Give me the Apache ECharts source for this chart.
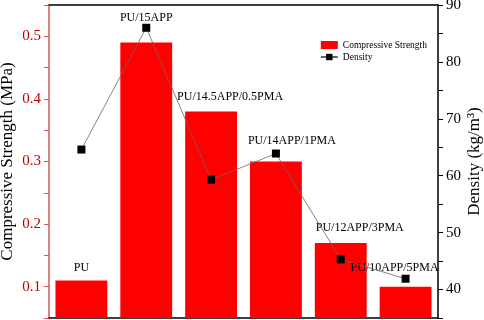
<!DOCTYPE html>
<html>
<head>
<meta charset="utf-8">
<script src="https://cdn.jsdelivr.net/npm/echarts@6/dist/echarts.min.js"></script>
<style>
  html, body { margin: 0; padding: 0; background: #fff; }
  #chart { width: 484px; height: 320px; }
</style>
</head>
<body>
<div id="chart"></div>
<script>
// data
var samples = ['PU', 'PU/15APP', 'PU/14.5APP/0.5PMA', 'PU/14APP/1PMA', 'PU/12APP/3PMA', 'PU/10APP/5PMA'];
var strength = [0.11, 0.49, 0.38, 0.30, 0.17, 0.10];
var density = [64.6, 86.0, 59.3, 63.9, 45.3, 41.9];

// label nudges (px) so names sit like in the figure
var labelShift = [[0, -2], [0, -14], [19, -4], [16, -10], [19, -4], [-11, -8]];

var serif = 'Liberation Serif';
var chart = echarts.init(document.getElementById('chart'));

chart.setOption({
  animation: false,
  textStyle: { fontFamily: serif },
  grid: { left: 49, right: 46, top: 5, bottom: 2, containLabel: false, outerBoundsMode: 'none' },
  legend: {
    right: 52, top: 35, orient: 'vertical', itemGap: 2,
    itemWidth: 17, itemHeight: 8,
    textStyle: { fontFamily: serif, fontSize: 9.5, color: '#000' },
    data: [{ name: 'Compressive Strength', icon: 'rect' }, 'Density']
  },
  xAxis: [{
    type: 'category', data: samples,
    axisLine: { lineStyle: { color: '#000', width: 1.5 } },
    axisTick: { show: false }, axisLabel: { show: false }
  }, {
    type: 'category', data: samples, position: 'top',
    axisLine: { lineStyle: { color: '#000', width: 1.5 } },
    axisTick: { show: false }, axisLabel: { show: false }
  }],
  yAxis: [{
    type: 'value', min: 0.05, max: 0.55, interval: 0.05,
    name: 'Compressive Strength (MPa)', nameLocation: 'middle', nameGap: 33,
    nameMoveOverlap: false,
    nameTextStyle: { fontFamily: serif, fontSize: 17, color: '#000' },
    axisLine: { show: true, lineStyle: { color: '#d0585a', width: 1.5 } },
    axisTick: { show: true, length: 5, lineStyle: { color: '#d0585a' } },
    axisLabel: {
      color: '#c00000', fontSize: 15, fontFamily: serif, margin: 8,
      formatter: function (v) { return Math.round(v * 100) % 10 === 0 ? v.toFixed(1) : ''; }
    },
    splitLine: { show: false }
  }, {
    type: 'value', min: 35, max: 90, interval: 5, position: 'right',
    name: 'Density (kg/m³)', nameLocation: 'middle', nameGap: 28,
    nameMoveOverlap: false,
    nameTextStyle: { fontFamily: serif, fontSize: 17, color: '#000' },
    axisLine: { show: true, lineStyle: { color: '#000', width: 1.5 } },
    axisTick: { show: true, length: 5, lineStyle: { color: '#000' } },
    axisLabel: {
      color: '#000', fontSize: 15, fontFamily: serif, margin: 8,
      formatter: function (v) { return v % 10 === 0 ? String(v) : ''; }
    },
    splitLine: { show: false }
  }],
  series: [{
    name: 'Compressive Strength', type: 'bar', yAxisIndex: 0,
    barCategoryGap: '20%',
    itemStyle: { color: '#ff0000' },
    data: strength.map(function (v, i) {
      return { value: v, label: { offset: labelShift[i] } };
    }),
    label: {
      show: true, position: 'top', color: '#000', fontSize: 12, fontFamily: serif,
      formatter: function (p) { return samples[p.dataIndex]; }
    }
  }, {
    name: 'Density', type: 'line', yAxisIndex: 1,
    symbol: 'rect', symbolSize: 8,
    itemStyle: { color: '#000' },
    lineStyle: { color: '#666', width: 0.8 },
    data: density
  }]
});
</script>
</body>
</html>
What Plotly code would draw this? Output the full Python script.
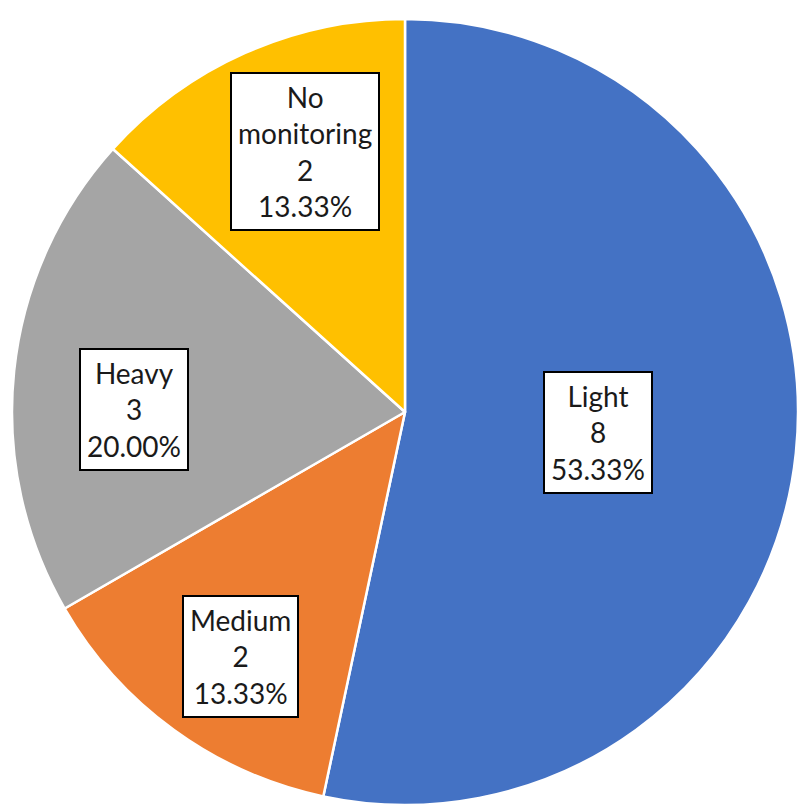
import math
import plotly.graph_objects as go

# Monitoring level breakdown
categories = ["Light", "Medium", "Heavy", "No monitoring"]
counts = [8, 2, 3, 2]
colors = ["#4472C4", "#ED7D31", "#A5A5A5", "#FFC000"]

# Label placement: fraction of the radius and a small angular nudge (degrees)
label_radius = [0.495, 0.75, 0.69, 0.71]
label_turn = [0, -2, -5.5, 3]

W, H = 798, 809
# Pie domain in pixels (left, top, right, bottom)
dom_px = (12, 15, 798, 809)
dom_x = [dom_px[0] / W, dom_px[2] / W]
dom_y = [1 - dom_px[3] / H, 1 - dom_px[1] / H]

fig = go.Figure(
    go.Pie(
        labels=categories,
        values=counts,
        marker=dict(colors=colors, line=dict(color="white", width=2.5)),
        sort=False,
        direction="clockwise",
        rotation=0,
        textinfo="none",
        hoverinfo="label+value+percent",
        domain=dict(x=dom_x, y=dom_y),
    )
)

# Pie geometry in pixels, as plotly lays it out inside the domain
cx = (dom_px[0] + dom_px[2]) / 2
cy = (dom_px[1] + dom_px[3]) / 2
R = min(dom_px[2] - dom_px[0], dom_px[3] - dom_px[1]) / 2

total = sum(counts)
start = 0.0
for name, val, frac, turn in zip(categories, counts, label_radius, label_turn):
    span = 360.0 * val / total
    mid = math.radians(start + span / 2 + turn)
    start += span
    px = cx + frac * R * math.sin(mid)
    py = cy - frac * R * math.cos(mid)
    pct = 100.0 * val / total
    label = name.replace(" ", "<br>")
    fig.add_annotation(
        x=px / W,
        y=1 - py / H,
        xref="paper",
        yref="paper",
        xanchor="center",
        yanchor="middle",
        showarrow=False,
        text=f"{label}<br>{val}<br>{pct:.2f}%",
        align="center",
        font=dict(family="Lato", size=28, color="#1a1a1a"),
        bgcolor="white",
        bordercolor="black",
        borderwidth=2,
        borderpad=6,
    )

fig.update_layout(
    width=W,
    height=H,
    margin=dict(l=0, r=0, t=0, b=0),
    paper_bgcolor="white",
    plot_bgcolor="white",
    showlegend=False,
)

fig.write_html("out.html")
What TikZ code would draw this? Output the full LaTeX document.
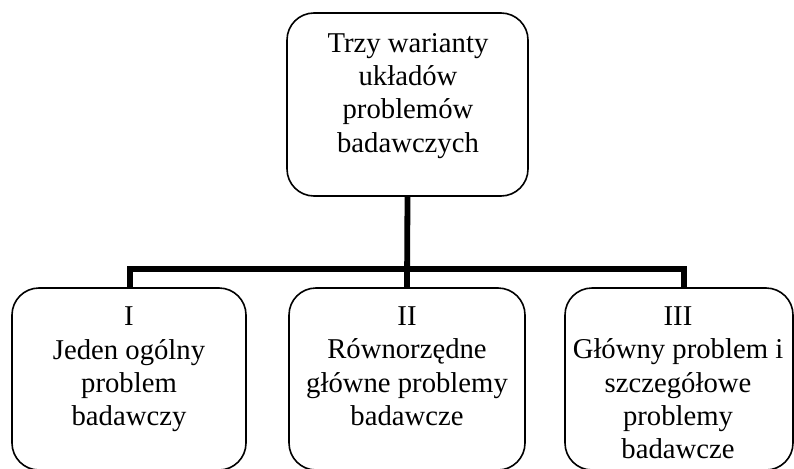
\documentclass[tikz,border=0pt]{standalone}
\usepackage{fontspec}
\setmainfont{Liberation Serif}
\begin{document}
\begin{tikzpicture}[x=1pt,y=-1pt,
  box/.style={draw=black, line width=1.6pt, rounded corners=27pt, fill=white, inner sep=0pt},
  lbl/.style={align=center, inner sep=0pt, anchor=north, font=\fontsize{28.7}{33.3}\selectfont},
  conn/.style={draw=black, line width=5.8pt, line join=miter}]
\useasboundingbox (0,0) rectangle (794,468);
% boxes
\node[box, minimum width=241pt, minimum height=183pt] (top) at (407.5,104.5) {};
\node[box, minimum width=234pt, minimum height=182pt] (b1) at (129,379) {};
\node[box, minimum width=236pt, minimum height=182pt] (b2) at (407,379) {};
\node[box, minimum width=228pt, minimum height=182pt] (b3) at (679,379) {};
% connectors
\coordinate (j) at (407,269);
\draw[conn] (top.south) -- (b2.north);
\draw[conn] (b1.north -| 130,0) |- (j) -| (684,288);
% texts
\node[lbl] (t0) at (408,33) {Trzy warianty\\układów\\problemów\\badawczych};
\node[lbl] (t1) at (129,307) {I\\Jeden ogólny\\problem\\badawczy};
\node[lbl] (t2) at (407,306.5) {II\\Równorzędne\\główne problemy\\badawcze};
\node[lbl] (t3) at (678,306.5) {III\\Główny problem i\\szczegółowe\\problemy\\badawcze};
\end{tikzpicture}
\end{document}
- - -
-- DESCRIPTION OF THE TASK --
The images in the entries above should be left out; please reproduce exactly the lines from the first through the one containing "var chart = echarts.init(document.getElementById('chart'));".

-- OUTPUT OF THE EXERCISE --
Give me the Apache ECharts source for this chart.
<!DOCTYPE html>
<html>
<head>
<meta charset="utf-8">
<script src="https://cdn.jsdelivr.net/npm/echarts@6/dist/echarts.min.js"></script>
<style>
  html, body { margin: 0; padding: 0; background: #fff; }
  #chart { width: 484px; height: 320px; }
</style>
</head>
<body>
<div id="chart"></div>
<script>
// data
var samples = ['PU', 'PU/15APP', 'PU/14.5APP/0.5PMA', 'PU/14APP/1PMA', 'PU/12APP/3PMA', 'PU/10APP/5PMA'];
var strength = [0.11, 0.49, 0.38, 0.30, 0.17, 0.10];
var density = [64.6, 86.0, 59.3, 63.9, 45.3, 41.9];

// label nudges (px) so names sit like in the figure
var labelShift = [[0, -2], [0, -14], [19, -4], [16, -10], [19, -4], [-11, -8]];

var serif = 'Liberation Serif';
var chart = echarts.init(document.getElementById('chart'));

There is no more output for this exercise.